# 2nd Gear Problems



## MACHINE HEAD (Dec 11, 2005)

Anyone have a problem shifting from 1st to 2nd? Every now and then my car refuses to go into second, and it is not because of the shift 1 to 4 light, it just doenst like to go into second.


----------



## Good 2 go (Sep 7, 2005)

Could it be clutch related? A sticking clutch caused all kind of problems in my F-body.


----------



## SilverGoat (Oct 30, 2004)

I've had it a couple of times, only when cold. It would go into 3rd no problem so I drove it without 2nd. Next time in the car it works fine. It feels like a block is on the gate and its not the CAGS as I have mine bypassed. Since I can't reproduce it, I'll wait on a trip to the dealer.


----------



## PEARL JAM (Sep 6, 2005)

I have that problem with first gear. Since day one. 1 out of every 12 starts I have to start in 2nd, or realy force it into 1st.:willy:


----------



## GTO_Mike (Jul 24, 2006)

*2nd gear problems*

I have never had this problem but every once in awhile my car pops out of gear when I'm in second. It only does it in that gear at low speeds. Anyone else have this happen? Also, what is the diff between an M6 and an M12?


----------



## enjracing (Jun 7, 2006)

bottom line................this tranny is funky. i hope the rip shifter helps this engagement issue out a bit.


----------



## ShoddyHog (May 17, 2006)

Edit: This was supposed to be a reply to Pearl Jam

Every once in a long while mine will do that. I just back it off, let the clutch out, give it a left-to-right shake in neutral, try again, and it goes right in. I've had other cars with the same behavior. I've seen where others complained have had the same thing about reverse while cold, but I've never had that problem.

Gerry


----------



## aintmisbehavinn (Feb 9, 2006)

Mine did when new, what I discovered was I needed to pull the shifter towards me when dropping into second during break in and that solved my problem. Seems a slight tug towards your leg was all that was needed. After about 10000 miles it seems to drop no problem. If I could just find 3rd when ripping at 60mph. Good luck.:cool


----------



## aintmisbehavinn (Feb 9, 2006)

GTO_Mike said:


> I have never had this problem but every once in awhile my car pops out of gear when I'm in second. It only does it in that gear at low speeds. Anyone else have this happen? Also, what is the diff between an M6 and an M12?

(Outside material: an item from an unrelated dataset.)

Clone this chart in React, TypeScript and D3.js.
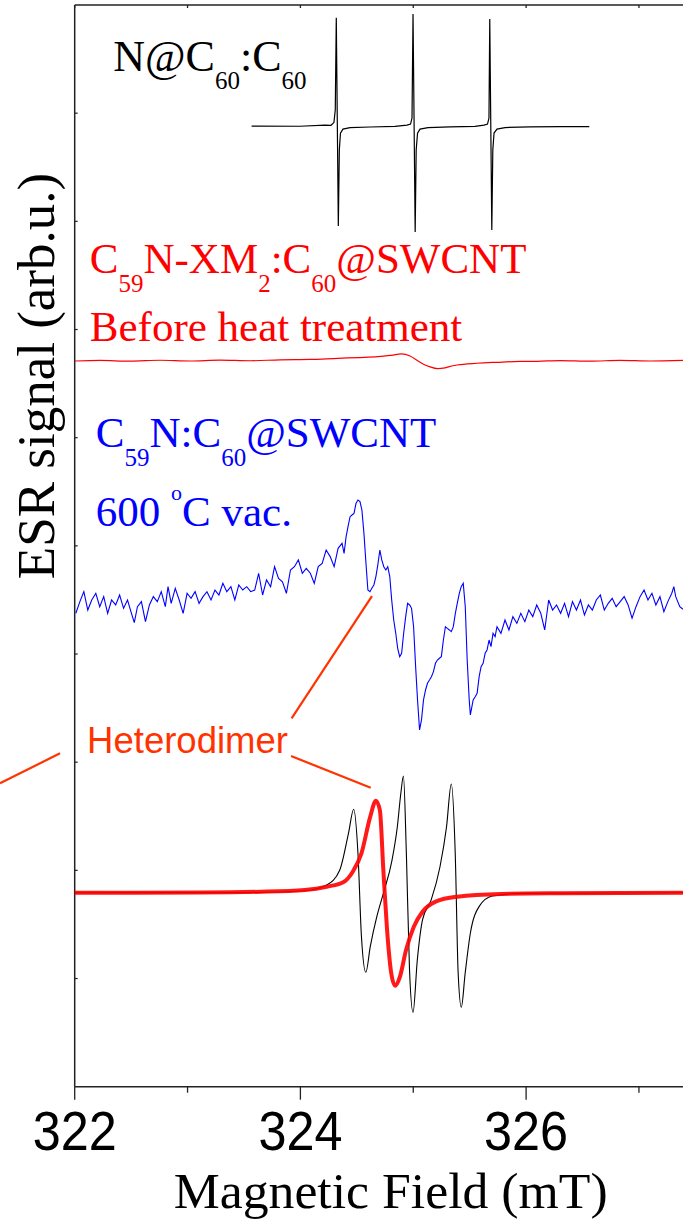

Mine will pop out of 1st if I don't make sure it is pressed all the way. No 2nd gear problems.


----------



## TexasRealtor (Oct 4, 2004)

My SVT had difficulty going into 1st and reverse when at a stop. I tried a "tranny cocktail" with a friction enhancer, which helped a little. Sometimes I had to turn off the ignition to get it into reverse. I think performance trannys are just finicky sometimes.


----------



## The_Goat (Mar 10, 2005)

I only have that problem under hard acceleration. I think it's due to the engine torqueing the transmission. I'll go to slam it back into second and either it doesn't go, or I miss.. kind of like it's not synched up.


----------



## I Stall Automatics (Aug 10, 2005)

If you have problems shifting into first or reverse from a start, try moving the shifter into second gear, and then trying to get it back into first or reverse... for some reason this works for me... seems like it clears up the gearbox.


----------



## 36Goat (Jun 23, 2006)

Mine shifts kinda crummy into second. Took it to the dealer, said nothing was wrong. Ordered a Hurst shifter two months ago. Still waiting for it.


----------



## GTO JUDGE (May 14, 2005)

I Stall Automatics said:


> If you have problems shifting into first or reverse from a start, try moving the shifter into second gear, and then trying to get it back into first or reverse... for some reason this works for me... seems like it clears up the gearbox.


*Bypassing the problem is not going to correct it. IF there is something wrong get it checked. Starting out in 2nd gear is not the answer. If it were, there'd be no 1st gear :willy: *


----------



## speedwrenchx10 (May 6, 2006)

:agree Trans problems do not fix themselves.A hydrolic problem will cause 1st and reverse difficulty so will overfilled or wrong vicosity fluid.Mechanical problems cause pop outs like worn internal parts or shifter issues.Make dealer aware of problem asap.


----------